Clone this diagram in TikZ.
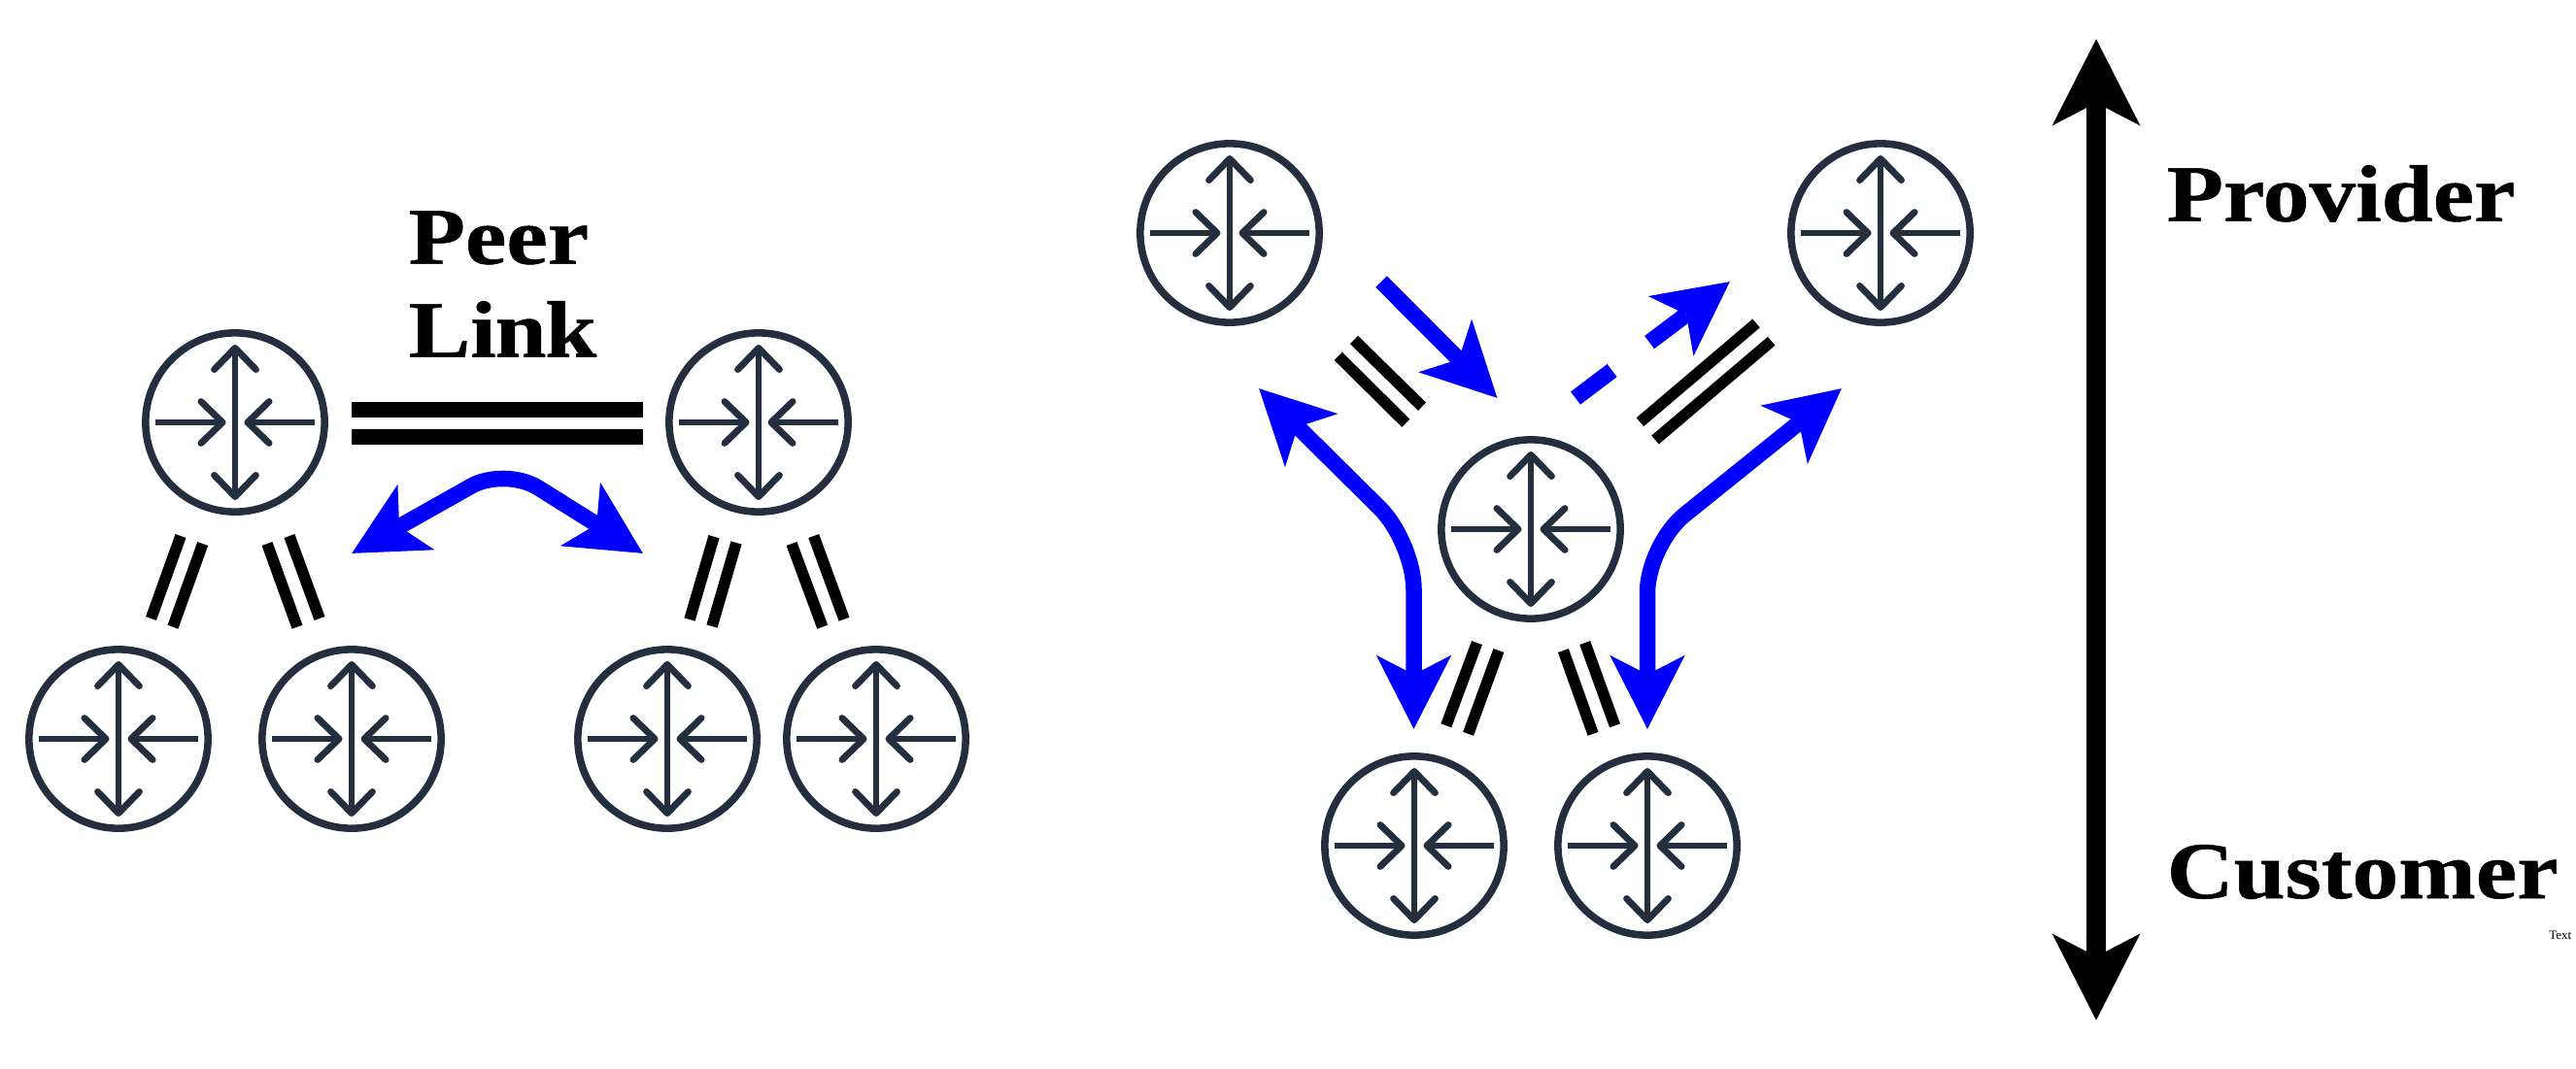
\documentclass[tikz,border=0pt]{standalone}
\usepackage{fontspec}
\setmainfont{Liberation Serif}
\newfontfamily\labelfont[FakeStretch=1.15,BoldFeatures={FakeBold=0.6}]{Liberation Serif}
\usetikzlibrary{arrows.meta}
\definecolor{routerblue}{HTML}{232F3E}
\tikzset{
  router/.style = {circle, draw=routerblue, line width=2.15pt, minimum size=52.4pt, inner sep=0pt, outer sep=0pt},
  spoke/.style = {draw=routerblue, line width=1.95pt, >={Straight Barb[length=6.3pt, width=12.2pt, round]}},
  bar/.style = {draw=black, line width=3.3pt},
  peerbar/.style = {draw=black, line width=4.55pt},
  flow/.style = {draw=blue, line width=4.7pt, rounded corners=11.4pt,
    >={Stealth[length=21.3pt, width=21.3pt, inset=5.3pt]}},
  levelarrow/.style = {draw=black, line width=5.7pt, <->,
    >={Stealth[length=25pt, width=25pt, inset=6.3pt]}},
  biglabel/.style = {font=\labelfont\bfseries\fontsize{23.6}{27.3}\selectfont, inner sep=0pt, anchor=base west},
}
\begin{document}
\begin{tikzpicture}[x = 0.01cm, y = -0.01cm]
\useasboundingbox (0,0) rectangle (2652,1100);
\foreach \name/\px/\py in {rA/242/435, rB/781/435, rC/122/761, rD/362/761, rE/687/761, rF/902/761,
                           rG/1266/240, rH/1936/240, rI/1576/545, rJ/1456/871, rK/1696/871}
  \node[router] (\name) at (\px,\py) {};
\foreach \name in {rA,rB,rC,rD,rE,rF,rG,rH,rI,rJ,rK} {
  \draw[spoke, <->] (\name.center) ++(0,-80) -- ++(0,160);
  \draw[spoke, ->] (\name.center) ++(-82,0) -- ++(72.5,0);
  \draw[spoke, ->] (\name.center) ++(82,0) -- ++(-72.5,0);
}
\foreach \name/\px/\py in {
    pa/362/422, pb/662/422, pc/362/450, pd/662/450,
    ca/186/552, cb/155.5/637, cc/208.7/560, cd/178/645.7,
    da/275/560, db/306/645.7, dc/298/552, dd/329/637,
    ea/735/552.7, eb/710/638, ec/758/559, ed/733/645,
    fa/815/560, fb/846.7/645.7, fc/837.7/552, fd/869/637.7,
    ga/1394/350, gb/1464/418.7, gc/1377.7/366.8, gd/1447.3/435.8,
    ha/1808/333, hb/1688.4/434.7, hc/1823.7/351.3, hd/1704/453,
    ja/1520.5/662, jb/1488.8/747.3, jc/1542.9/670, jd/1511.6/755.8,
    ka/1609.4/670, kb/1640/755.8, kc/1631.7/662, kd/1662.5/747.3,
    sa/362/570, sb/520/481, sc/662/570,
    ta/1422/290, tb/1541.5/410,
    ua/1622/410, ub/1781/290,
    va/1296/400, vb/1455.5/558, vc/1455.5/751,
    wa/1896/400, wb/1696/561, wc/1696/751,
    la/2158/40, lb/2158/1051}
  \coordinate (\name) at (\px,\py);
\draw[peerbar] (pa) -- (pb);
\draw[peerbar] (pc) -- (pd);
\foreach \a/\b in {ca/cb, cc/cd, da/db, dc/dd, ea/eb, ec/ed, fa/fb, fc/fd,
                   ga/gb, gc/gd, ha/hb, hc/hd, ja/jb, jc/jd, ka/kb, kc/kd}
  \draw[bar] (\a) -- (\b);
\draw[flow, <->] (sa) -- (sb) -- (sc);
\draw[flow, ->] (ta) -- (tb);
\draw[flow, ->, dash pattern=on 13.4pt off 13.7pt] (ua) -- (ub);
\draw[flow, <->, rounded corners=14pt] (va) -- (vb) -- (vc);
\draw[flow, <->, rounded corners=14pt] (wa) -- (wb) -- (wc);
\draw[levelarrow] (la) -- (lb);
\node[biglabel, align=left] (peerlink) at (420,367.7) {Peer\\Li\kern-0.4pt n\kern-0.4pt k};
\node[biglabel] (provider) at (2230,227.7) {Provider};
\node[biglabel] (customer) at (2230,925) {Customer};
\node[font=\fontsize{3.7}{4}\selectfont, inner sep=0pt, anchor=base east] (textmark) at (2648,967.7) {Text};
\end{tikzpicture}
\end{document}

Task directions
Set down the material exactly, every line of it, except for the pictures.

Written answer
Clone this diagram in TikZ.
\documentclass[tikz,border=0pt]{standalone}
\usepackage{fontspec}
\setmainfont{Liberation Serif}
\newfontfamily\labelfont[FakeStretch=1.15,BoldFeatures={FakeBold=0.6}]{Liberation Serif}
\usetikzlibrary{arrows.meta}
\definecolor{routerblue}{HTML}{232F3E}
\tikzset{
  router/.style = {circle, draw=routerblue, line width=2.15pt, minimum size=52.4pt, inner sep=0pt, outer sep=0pt},
  spoke/.style = {draw=routerblue, line width=1.95pt, >={Straight Barb[length=6.3pt, width=12.2pt, round]}},
  bar/.style = {draw=black, line width=3.3pt},
  peerbar/.style = {draw=black, line width=4.55pt},
  flow/.style = {draw=blue, line width=4.7pt, rounded corners=11.4pt,
    >={Stealth[length=21.3pt, width=21.3pt, inset=5.3pt]}},
  levelarrow/.style = {draw=black, line width=5.7pt, <->,
    >={Stealth[length=25pt, width=25pt, inset=6.3pt]}},
  biglabel/.style = {font=\labelfont\bfseries\fontsize{23.6}{27.3}\selectfont, inner sep=0pt, anchor=base west},
}
\begin{document}
\begin{tikzpicture}[x = 0.01cm, y = -0.01cm]
\useasboundingbox (0,0) rectangle (2652,1100);
\foreach \name/\px/\py in {rA/242/435, rB/781/435, rC/122/761, rD/362/761, rE/687/761, rF/902/761,
                           rG/1266/240, rH/1936/240, rI/1576/545, rJ/1456/871, rK/1696/871}
  \node[router] (\name) at (\px,\py) {};
\foreach \name in {rA,rB,rC,rD,rE,rF,rG,rH,rI,rJ,rK} {
  \draw[spoke, <->] (\name.center) ++(0,-80) -- ++(0,160);
  \draw[spoke, ->] (\name.center) ++(-82,0) -- ++(72.5,0);
  \draw[spoke, ->] (\name.center) ++(82,0) -- ++(-72.5,0);
}
\foreach \name/\px/\py in {
    pa/362/422, pb/662/422, pc/362/450, pd/662/450,
    ca/186/552, cb/155.5/637, cc/208.7/560, cd/178/645.7,
    da/275/560, db/306/645.7, dc/298/552, dd/329/637,
    ea/735/552.7, eb/710/638, ec/758/559, ed/733/645,
    fa/815/560, fb/846.7/645.7, fc/837.7/552, fd/869/637.7,
    ga/1394/350, gb/1464/418.7, gc/1377.7/366.8, gd/1447.3/435.8,
    ha/1808/333, hb/1688.4/434.7, hc/1823.7/351.3, hd/1704/453,
    ja/1520.5/662, jb/1488.8/747.3, jc/1542.9/670, jd/1511.6/755.8,
    ka/1609.4/670, kb/1640/755.8, kc/1631.7/662, kd/1662.5/747.3,
    sa/362/570, sb/520/481, sc/662/570,
    ta/1422/290, tb/1541.5/410,
    ua/1622/410, ub/1781/290,
    va/1296/400, vb/1455.5/558, vc/1455.5/751,
    wa/1896/400, wb/1696/561, wc/1696/751,
    la/2158/40, lb/2158/1051}
  \coordinate (\name) at (\px,\py);
\draw[peerbar] (pa) -- (pb);
\draw[peerbar] (pc) -- (pd);
\foreach \a/\b in {ca/cb, cc/cd, da/db, dc/dd, ea/eb, ec/ed, fa/fb, fc/fd,
                   ga/gb, gc/gd, ha/hb, hc/hd, ja/jb, jc/jd, ka/kb, kc/kd}
  \draw[bar] (\a) -- (\b);
\draw[flow, <->] (sa) -- (sb) -- (sc);
\draw[flow, ->] (ta) -- (tb);
\draw[flow, ->, dash pattern=on 13.4pt off 13.7pt] (ua) -- (ub);
\draw[flow, <->, rounded corners=14pt] (va) -- (vb) -- (vc);
\draw[flow, <->, rounded corners=14pt] (wa) -- (wb) -- (wc);
\draw[levelarrow] (la) -- (lb);
\node[biglabel, align=left] (peerlink) at (420,367.7) {Peer\\Li\kern-0.4pt n\kern-0.4pt k};
\node[biglabel] (provider) at (2230,227.7) {Provider};
\node[biglabel] (customer) at (2230,925) {Customer};
\node[font=\fontsize{3.7}{4}\selectfont, inner sep=0pt, anchor=base east] (textmark) at (2648,967.7) {Text};
\end{tikzpicture}
\end{document}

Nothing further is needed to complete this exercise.